Dahinter erstreckt sich eine staubige Schutt- und Geröllwüste. „Was wir hier seit Monaten an Lärm und Dreck aushalten, ist unbeschreiblich“, stöhnt Anwohnerin Ute Wilke. Eigentlich werden nur Versorgungsleitungen für Strom und Wasser verlegt, doch was anderswo binnen kurzer Zeit erledigt ist, wird auf dem Lebuser Burgberg zu einer wahren Herausforderung. „Gewachsener Boden kommt erst in einer Tiefe von sechs Metern.

Darüber gibt es die Reste mehrerer Burgen, die hier im Laufe der Jahrhunderte standen, und damit einen sehr unsicheren Untergrund“, berichtet Ortschronist Manfred Hunger. Rammen, Presslufthämmer oder Rüttelplatten sind tabu, die Gräben für die Leitungen werden zusätzlich mit Beton ausgegossen. Immer wenn die Bauarbeiter auf alte Mauern stoßen, müssen Archäologen hinzugezogen werden. Erst wenn deren Untersuchungen abgeschlossen sind, kann es weitergehen.

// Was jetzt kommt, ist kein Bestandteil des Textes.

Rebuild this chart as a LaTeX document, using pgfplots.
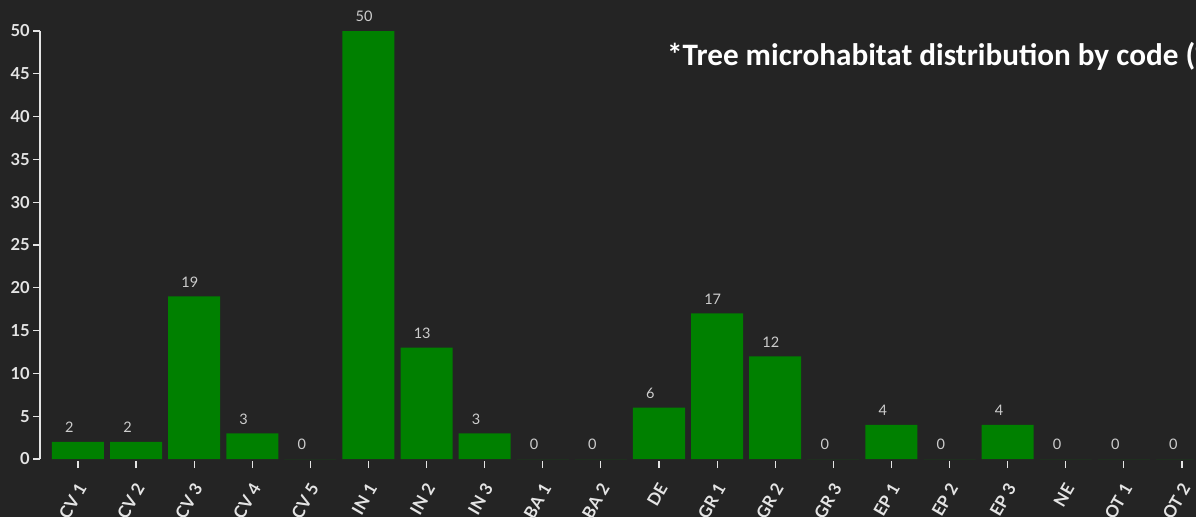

Der geschichtsträchtige Burgberg hat noch längst nicht alle seine Geheimnisse preisgegeben, zumal er nach Einschätzung von Hobbyhistoriker Hunger nie vollständig ergründet wurde. Auch in den vergangenen Wochen stießen die Bauarbeiter immer wieder auf Zeugnisse früherer Bebauung: Reste einer Brücke und einer Zisterne sowie außerhalb der Burgmauern geheimnisvolle Gewölbe, die von Archäologen genauer untersucht und dokumentiert wurden.

Ginge es nach den Anwohnern, so müssten diese Spuren der Geschichte in einer Art Freilichtmuseum aufgearbeitet werden. „Stattdessen buddeln die Bauarbeiter alles wieder zu, nachdem die Archäologen fertig sind“, erbost sich Nachbar Hans-Herrmann Spiekermann. An seiner Garage sind rote Striche zu sehen, an dieser Stelle befand sich den aktuellen Erkundungen zufolge einer der drei Türme der einstigen Bischofsburg, als Lebus im Mittelalter zum slawischen Bistum Gnesen gehörte. Der Turmstumpf ist laut Spiekermann noch gut erhalten, zu sehen bekommt das allerdings auf absehbare Zeit niemand. Im 8. und 9. Jahrhundert siedelte sich der slawische Stamm der Leubuzzi in der Gegend an. Ab dem 10. Jahrhundert, als polnische Fürsten die Siedlung eroberten, gab es eine Burg.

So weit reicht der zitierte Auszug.